Top conference tips for engaging with new technology:

I have tried to pull out the learning that benefited me from the conference in this blog. There is so much more I could write about, but this is a bitesize list of usefulness!

  • DIWO instead of DIY (do it with others)
  • Encourage random encounters; social networks rely on random encounters which lead to new innovative ideas
  • Embrace web 2.0 to move from being a passive user to an active creator of content
  • Use social media as a tool to engage with peer to peer learning, self organising networks and creative collaborative problem solving.

Embrace Random Encounters

I am an advocate of embracing random encounters in real life situations as well as through the twittersphere which sometimes gives my family cause for concern! I talk to people on the streets, in shops, on the bus, on the train and horror of horrors on the tube! The encounters that took place at the conference perhaps couldn’t be described as random as we all shared a common interest although I did meet a polar bear.

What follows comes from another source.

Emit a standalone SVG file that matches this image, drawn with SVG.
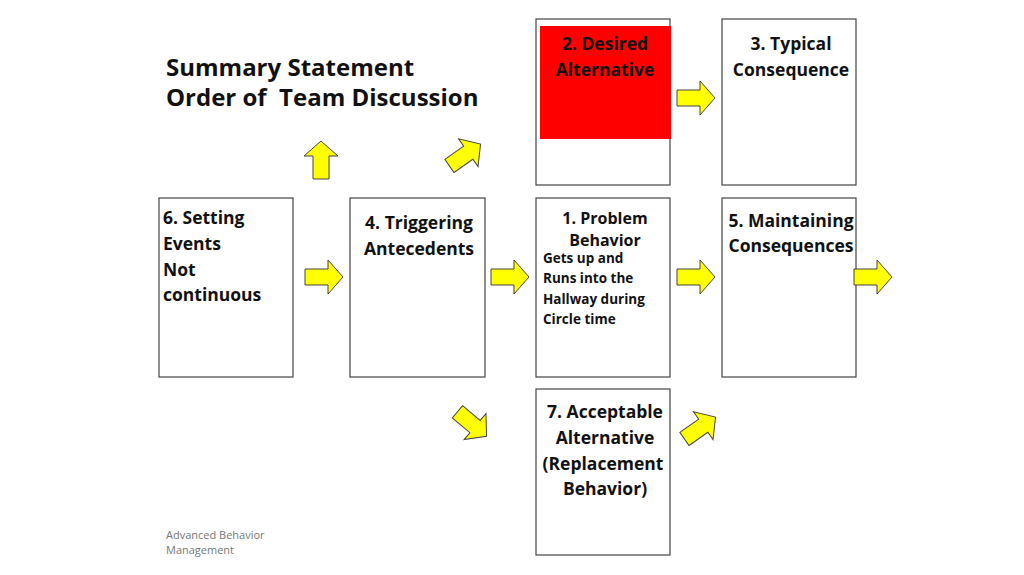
<svg xmlns="http://www.w3.org/2000/svg" width="1024" height="575" viewBox="0 0 1024 575">
<style>
.box{fill:#fff;stroke:#444;stroke-width:1.2}
.arr{fill:#ffff00;stroke:#444;stroke-width:1}
text{font-family:"Open Sans","Liberation Sans",sans-serif;font-weight:bold;fill:#111}
.t{font-size:17.5px}
.s{font-size:13.5px}
.h{font-size:24px}
</style>
<defs>
<path id="ra" class="arr" d="M-19,-8 L4,-8 L4,-17 L19,0 L4,17 L4,8 L-19,8 Z"/>
</defs>
<rect width="1024" height="575" fill="#fff"/>
<text class="h" x="166" y="76">Summary Statement</text>
<text class="h" x="166" y="106" xml:space="preserve">Order of  Team Discussion</text>
<g id="n2"><rect class="box" x="536" y="19" width="134" height="166"/><rect x="540" y="26" width="131" height="113" fill="#ff0000"/>
<text class="t" text-anchor="middle" x="605" y="50">2. Desired</text><text class="t" text-anchor="middle" x="605" y="76">Alternative</text></g>
<g id="n3"><rect class="box" x="722" y="19" width="134" height="166"/>
<text class="t" text-anchor="middle" x="791" y="50">3. Typical</text><text class="t" text-anchor="middle" x="791" y="76">Consequence</text></g>
<g id="n6"><rect class="box" x="159" y="198" width="134" height="179"/>
<text class="t" x="163" y="224">6. Setting</text><text class="t" x="163" y="250">Events</text><text class="t" x="163" y="276">Not</text><text class="t" x="163" y="301">continuous</text></g>
<g id="n4"><rect class="box" x="350" y="198" width="135" height="179"/>
<text class="t" text-anchor="middle" x="419" y="229">4. Triggering</text><text class="t" text-anchor="middle" x="419" y="255">Antecedents</text></g>
<g id="n1"><rect class="box" x="536" y="198" width="134" height="179"/>
<text style="font-size:16px" text-anchor="middle" x="605" y="224">1. Problem</text><text style="font-size:16px" text-anchor="middle" x="605" y="246">Behavior</text>
<text class="s" x="543" y="263">Gets up and</text><text class="s" x="543" y="283">Runs into the</text><text class="s" x="543" y="304">Hallway during</text><text class="s" x="543" y="324">Circle time</text></g>
<g id="n5"><rect class="box" x="722" y="198" width="134" height="179"/>
<text class="t" text-anchor="middle" x="791" y="227">5. Maintaining</text><text class="t" text-anchor="middle" x="791" y="252">Consequences</text></g>
<g id="n7"><rect class="box" x="536" y="389" width="134" height="166"/>
<text class="t" text-anchor="middle" x="605" y="418">7. Acceptable</text><text class="t" text-anchor="middle" x="605" y="444">Alternative</text><text class="t" text-anchor="middle" x="603" y="470">(Replacement</text><text class="t" text-anchor="middle" x="605" y="495">Behavior)</text></g>
<g id="connectors">
<use href="#ra" transform="translate(324,277)"/>
<use href="#ra" transform="translate(510,277)"/>
<use href="#ra" transform="translate(696,277)"/>
<use href="#ra" transform="translate(873,277)"/>
<use href="#ra" transform="translate(696,98)"/>
<use href="#ra" transform="translate(321,160) rotate(-90)"/>
<use href="#ra" transform="translate(465,155) rotate(-35)"/>
<use href="#ra" transform="translate(472,424) rotate(40)"/>
<use href="#ra" transform="translate(700,428) rotate(-35)"/>
</g>
<text x="166" y="539" style="font-weight:normal;font-size:11px;fill:#777">Advanced Behavior</text>
<text x="166" y="554" style="font-weight:normal;font-size:11px;fill:#777">Management</text>
</svg>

I was very fortunate to get a Soap Box slot to present my 100hr Challenge to fellow delegates during day 1 of the conference at the Nottingham Contemporary. It is here that I met the polar bear, Charli Clarke who was also presenting. In an act of pre Soap Box solidarity we bonded through a promise that if either of us had a tough gig and it all went wrong we would distract the crowd with some freestyle street dancing! Charli uses playful performance interventions to raise awareness of climate change dressed as a Polar Bear. She is enthusiastic, energetic and passionate and I very much enjoyed meeting her.

The Art of Influencing Change was an enriching experience and has given me so many new avenues to explore. I am very grateful to the many delegates who took the time to talk to me about my 100hr Challenge and am looking forward to next year’s event already!